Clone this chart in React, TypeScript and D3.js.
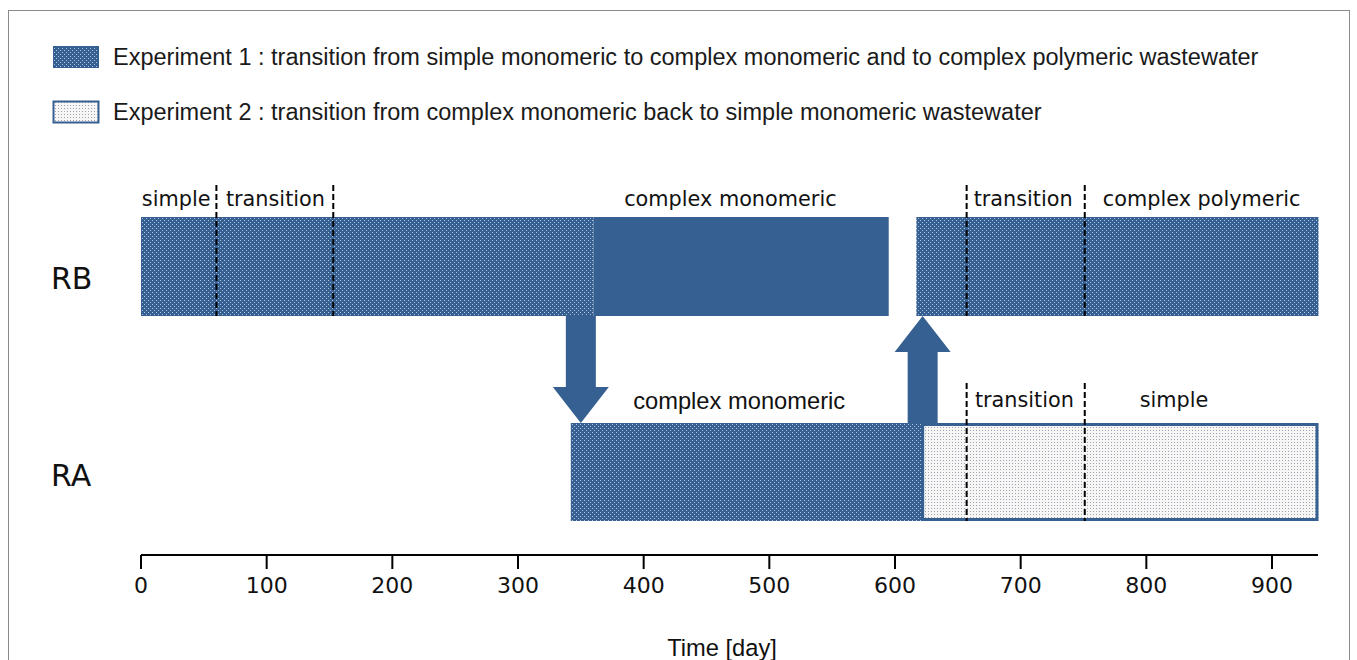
import React from 'react';
import * as d3 from 'd3';

// phases in days
const rbSegments = [
  { start: 0, end: 360, fill: 'dots' },
  { start: 360, end: 595, fill: 'solid' },
  { start: 617, end: 937, fill: 'dots' },
];
const raSegments = [
  { start: 342, end: 622, fill: 'dots' },
  { start: 622, end: 937, fill: 'light' },
];
const rbDividers = [60, 153, 657, 751];
const raDividers = [657, 751];
const rbLabels = [
  { text: 'simple', at: 28 },
  { text: 'transition', at: 107 },
  { text: 'complex monomeric', at: 469 },
  { text: 'transition', at: 702 },
  { text: 'complex polymeric', at: 844 },
];
const raLabels = [
  { text: 'complex monomeric', at: 476, sans: true },
  { text: 'transition', at: 703, sans: false },
  { text: 'simple', at: 822, sans: false },
];
const arrows = [
  { day: 350, dir: 'down' },
  { day: 622, dir: 'up' },
];
const xTicks = [0, 100, 200, 300, 400, 500, 600, 700, 800, 900];
const legendItems = [
  { text: 'Experiment 1 : transition from simple monomeric to complex monomeric and to complex polymeric wastewater', fill: 'dots' },
  { text: 'Experiment 2 : transition from complex monomeric back to simple monomeric wastewater', fill: 'light' },
];

const BLUE = '#376092';
const W = 1357;
const H = 660;

const x = d3.scaleLinear().domain([0, 900]).range([141, 1272]);
const rows = { RB: { top: 217, bottom: 316 }, RA: { top: 423, bottom: 521 } };

const fillFor = (f: string) => (f === 'solid' ? BLUE : f === 'dots' ? 'url(#dots)' : 'url(#light)');
const dvs = '"DejaVu Sans", sans-serif';
const arial = '"Liberation Sans", Arial, sans-serif';

const App = () => {
  const axisY = 555;
  const shaftW = 30;
  const headW = 56;
  const headH = 36;

  const arrowPath = (a: { day: number; dir: string }) => {
    const cx = x(a.day);
    const y0 = rows.RB.bottom;
    const y1 = rows.RA.top;
    if (a.dir === 'down') {
      return d3.line()([
        [cx - shaftW / 2, y0],
        [cx + shaftW / 2, y0],
        [cx + shaftW / 2, y1 - headH],
        [cx + headW / 2, y1 - headH],
        [cx, y1],
        [cx - headW / 2, y1 - headH],
        [cx - shaftW / 2, y1 - headH],
      ]) + 'Z';
    }
    return d3.line()([
      [cx - shaftW / 2, y1],
      [cx + shaftW / 2, y1],
      [cx + shaftW / 2, y0 + headH],
      [cx + headW / 2, y0 + headH],
      [cx, y0],
      [cx - headW / 2, y0 + headH],
      [cx - shaftW / 2, y0 + headH],
    ]) + 'Z';
  };

  return (
    <svg width={W} height={H} style={{ position: 'absolute', left: 0, top: 0, display: 'block' }}>
      <defs>
        <pattern id="dots" width={4} height={4} patternUnits="userSpaceOnUse">
          <rect width={4} height={4} fill={BLUE} />
          <rect x={0} y={0} width={1} height={1} fill="#b3c6de" />
          <rect x={2} y={2} width={1} height={1} fill="#a7bcd7" />
        </pattern>
        <pattern id="light" width={3} height={3} patternUnits="userSpaceOnUse">
          <rect width={3} height={3} fill="#f6f6f6" />
          <rect x={1} y={1} width={1} height={1} fill="#a0a4aa" />
        </pattern>
      </defs>

      <rect x={8.5} y={10.5} width={1341} height={680} fill="#fff" stroke="#8a8a8a" strokeWidth={1} />

      {/* legend */}
      {legendItems.map((d, i) => (
        <g key={i} transform={`translate(0, ${46 + i * 55})`}>
          <rect x={53.5} y={0.5} width={45} height={21} fill={fillFor(d.fill)} stroke={BLUE} strokeWidth={d.fill === 'light' ? 2 : 1} />
          <text x={113} y={19} fontFamily={arial} fontSize={23.5} fill="#1a1a1a">{d.text}</text>
        </g>
      ))}

      {/* row names */}
      <text x={51} y={289} fontFamily={dvs} fontSize={30} fill="#111">RB</text>
      <text x={51} y={486} fontFamily={dvs} fontSize={30} fill="#111">RA</text>

      {/* arrows */}
      {arrows.map((a, i) => (
        <path key={i} d={arrowPath(a)} fill={BLUE} />
      ))}

      {/* RB bars */}
      {rbSegments.map((s, i) => (
        <rect key={i} x={x(s.start)} y={rows.RB.top} width={x(s.end) - x(s.start)} height={rows.RB.bottom - rows.RB.top} fill={fillFor(s.fill)} />
      ))}
      {/* RA bars */}
      {raSegments.map((s, i) => (
        <rect key={i} x={x(s.start)} y={rows.RA.top} width={x(s.end) - x(s.start)} height={rows.RA.bottom - rows.RA.top} fill={fillFor(s.fill)} />
      ))}
      <rect x={x(raSegments[1].start)} y={rows.RA.top + 1.5} width={x(raSegments[1].end) - x(raSegments[1].start) - 1.5} height={rows.RA.bottom - rows.RA.top - 3} fill="none" stroke={BLUE} strokeWidth={3} />

      {/* phase dividers */}
      {rbDividers.map((d, i) => (
        <line key={i} x1={x(d)} x2={x(d)} y1={185} y2={rows.RB.bottom} stroke="#000" strokeWidth={2} strokeDasharray="6,3" />
      ))}
      {raDividers.map((d, i) => (
        <line key={i} x1={x(d)} x2={x(d)} y1={383} y2={rows.RA.bottom} stroke="#000" strokeWidth={2} strokeDasharray="6,3" />
      ))}

      {/* phase labels */}
      {rbLabels.map((l, i) => (
        <text key={i} x={x(l.at)} y={206} textAnchor="middle" fontFamily={dvs} fontSize={20.8} fill="#111">{l.text}</text>
      ))}
      {raLabels.map((l, i) => (
        <text key={i} x={x(l.at)} y={l.sans ? 409 : 407} textAnchor="middle" fontFamily={l.sans ? arial : dvs} fontSize={l.sans ? 23.7 : 20.8} fill="#111">{l.text}</text>
      ))}

      {/* x axis */}
      <line x1={x(0)} x2={1318} y1={axisY} y2={axisY} stroke="#000" strokeWidth={2} />
      {xTicks.map((t) => (
        <g key={t}>
          <line x1={x(t)} x2={x(t)} y1={axisY} y2={axisY + 14} stroke="#000" strokeWidth={2} />
          <text x={x(t)} y={593} textAnchor="middle" fontFamily={dvs} fontSize={22} fill="#111">{t}</text>
        </g>
      ))}
      <text x={722} y={656} textAnchor="middle" fontFamily={arial} fontSize={23.7} fill="#111">Time [day]</text>
    </svg>
  );
};

export default App;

### PROBLEM
Give again exactly the lines running from the beginning of the material above through the line that contains "import * as d3 from 'd3';", and leave out every picture.

### OUTPUT BELOW
Clone this chart in React, TypeScript and D3.js.
import React from 'react';
import * as d3 from 'd3';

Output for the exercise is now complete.